The tissue analysis (from that needle biopsy) showed that it was cancer in my lung, but that it was not lung cancer, i.e., the cancer that was growing in my lungs was not lung tissue. Instead the tissue markers showed that it was GI cancer, in other words, there was another tumor – the primary one had to be somewhere in my gut. They needed to find it or it would continue to grow and dump cancer cells in my system and grow tumors at other sites. That was why the EGD was necessary.
Nailed It
I couldn’t see that report in My Chart, but at my oncology visit for IV chemo treatment, he told me that the esophageal site was indeed cancerous.
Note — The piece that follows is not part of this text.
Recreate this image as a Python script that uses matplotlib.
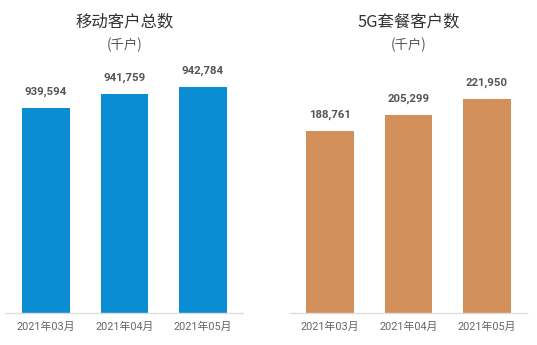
import matplotlib
matplotlib.use("Agg")
import matplotlib.pyplot as plt

months = ["2021年03月", "2021年04月", "2021年05月"]
mobile_users = [939594, 941759, 942784]
g5_users = [188761, 205299, 221950]
titles = ["移动客户总数", "5G套餐客户数"]
unit = "(千户)"

FAM = ["Roboto", "Noto Sans CJK SC", "DejaVu Sans"]
plt.rcParams["font.family"] = FAM

W, H = 537, 345
fig = plt.figure(figsize=(W / 100, H / 100), dpi=100)

def px_axes(x0, x1, ytop, ybot):
    return fig.add_axes([x0 / W, 1 - ybot / H, (x1 - x0) / W, (ybot - ytop) / H])

panels = [
    (6, 243, mobile_users, "#0a8dd3", (908440, 946890), titles[0]),
    (290, 527, g5_users, "#d4905a", (0, 262400), titles[1]),
]

for x0, x1, vals, color, ylim, title in panels:
    ax = px_axes(x0, x1, 60, 313)
    xs = range(len(months))
    ax.bar(xs, vals, width=0.61, color=color, zorder=2)
    ax.set_ylim(*ylim)
    ax.set_xlim(-0.51, 2.51)
    for s in ["top", "right", "left"]:
        ax.spines[s].set_visible(False)
    ax.spines["bottom"].set_color("#dddddd")
    ax.spines["bottom"].set_linewidth(1)
    ax.set_yticks([])
    ax.set_xticks(list(xs))
    ax.set_xticklabels(months, fontsize=7.8, color="#666666", family=FAM)
    ax.tick_params(axis="x", length=0, pad=6)
    for x, v in zip(xs, vals):
        ax.annotate(f"{v:,}", (x, v), xytext=(0, 8), textcoords="offset points",
                    ha="center", va="bottom", fontsize=8.2, color="#555555",
                    fontweight="bold", family=FAM)
    cx = (x0 + x1) / 2 / W
    fig.text(cx, 1 - 22 / H, title, ha="center", va="center", fontsize=11.8,
             color="#333333", family=["Noto Sans CJK SC", "DejaVu Sans"])
    fig.text(cx, 1 - 45 / H, unit, ha="center", va="center", fontsize=9.6,
             color="#555555", family=["Noto Sans CJK SC", "DejaVu Sans"])

fig.savefig("out.png", dpi=100, facecolor="white")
And, because of tumor markers, it was determined that it was the exact same cancer that was in my lungs. In other words, I had cancer in my lungs, but it wasn’t lung cancer, but was GI cancer. Nice, I thought. Only I would have some tiny place that didn’t appear cancerous but metastasize to my lungs and fill them up. Go figure. But, at least we knew where the primary tumor was (the esophagus) and that by treating the cancer in the lung we’d also treat the esophageal cancer. That’s a twofer and I’m all for it. Neither of the CAT scans or PET scan (or the EGD) showed any sign of other metastases.
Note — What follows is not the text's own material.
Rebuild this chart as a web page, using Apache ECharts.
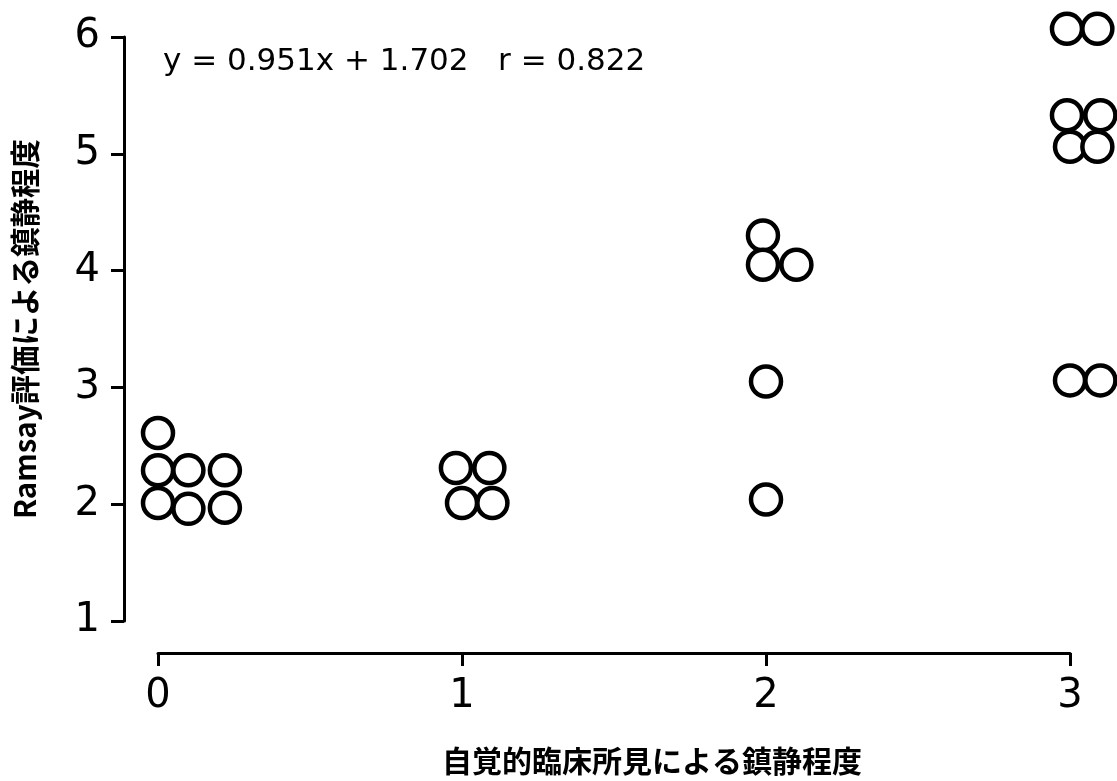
<!DOCTYPE html>
<html>
<head>
<meta charset="utf-8">
<script src="https://cdn.jsdelivr.net/npm/echarts@6/dist/echarts.min.js"></script>
<style>
html,body{margin:0;padding:0;background:#fff;}
#chart{width:1117px;height:781px;}
</style>
</head>
<body>
<div id="chart"></div>
<script>
// Data (x is jittered around the integer category)
const xs = [0.00, 0.00, 0.10, 0.22, 0.00, 0.10, 0.22,
            0.98, 1.09, 1.00, 1.10,
            1.99, 1.99, 2.10, 2.00, 2.00,
            2.99, 3.09, 2.99, 3.10, 3.00, 3.09, 3.00, 3.10];
const ys = [2.61, 2.29, 2.29, 2.29, 2.01, 1.96, 1.97,
            2.31, 2.31, 2.01, 2.01,
            4.30, 4.05, 4.05, 3.05, 2.04,
            6.07, 6.07, 5.33, 5.33, 5.06, 5.06, 3.06, 3.06];
const xTicks = [0, 1, 2, 3];
const yTicks = [1, 2, 3, 4, 5, 6];
const xName = '自覚的臨床所見による鎮静程度';
const yName = 'Ramsay評価による鎮静程度';
const annotation = 'y = 0.951x + 1.702   r = 0.822';

const points = xs.map((x, i) => [x, ys[i]]);
const chart = echarts.init(document.getElementById('chart'));
const font = '"DejaVu Sans", sans-serif';
const cjk = '"Noto Sans CJK JP", sans-serif';
chart.setOption({
  animation: false,
  backgroundColor: '#fff',
  grid: {left: 158, right: 47, top: 37, bottom: 160},
  xAxis: {
    type: 'value', min: xTicks[0], max: xTicks[xTicks.length - 1], interval: 1, offset: 32,
    axisLine: {onZero: false, lineStyle: {color: '#000', width: 3}},
    axisTick: {length: 13, lineStyle: {color: '#000', width: 3}},
    axisLabel: {color: '#000', fontSize: 40, fontFamily: font, margin: 24},
    splitLine: {show: false},
    name: xName, nameLocation: 'middle', nameGap: 93,
    nameTextStyle: {color: '#000', fontSize: 30, fontWeight: 'bold', fontFamily: cjk, padding: [0, 0, 0, 76]}
  },
  yAxis: {
    type: 'value', min: yTicks[0], max: yTicks[yTicks.length - 1], interval: 1, offset: 34,
    axisLine: {onZero: false, lineStyle: {color: '#000', width: 3}},
    axisTick: {length: 13, lineStyle: {color: '#000', width: 3}},
    axisLabel: {color: '#000', fontSize: 40, fontFamily: font, margin: 24},
    splitLine: {show: false},
    name: yName, nameLocation: 'middle', nameGap: 84,
    nameTextStyle: {color: '#000', fontSize: 29.5, fontWeight: 'bold', fontFamily: cjk}
  },
  graphic: [{
    type: 'text', left: 163, top: 46,
    style: {text: annotation, fill: '#000', font: '31px ' + font}
  }],
  series: [{
    type: 'scatter',
    data: points,
    clip: false,
    symbol: 'circle',
    symbolSize: 30,
    itemStyle: {color: '#fff', borderColor: '#000', borderWidth: 4.5, opacity: 1},
    z: 5
  }]
});
</script>
</body>
</html>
So, that’s pretty much it, finally. But, let me close by noting that the quote from the book of James at the beginning of this entry as it nails it: you really don’t know what your life will be like tomorrow – good, bad, or ugly. I went from being short of breath briefly while still working full time to being out of work in less than 4 months. Hard to believe. As a friend of mine said: “Nobody gets out of here alive” and it is reckless to pretend otherwise.
Sorry, for the lengthy entry, but, trust me, this process seemed a lot longer to me than it did to you.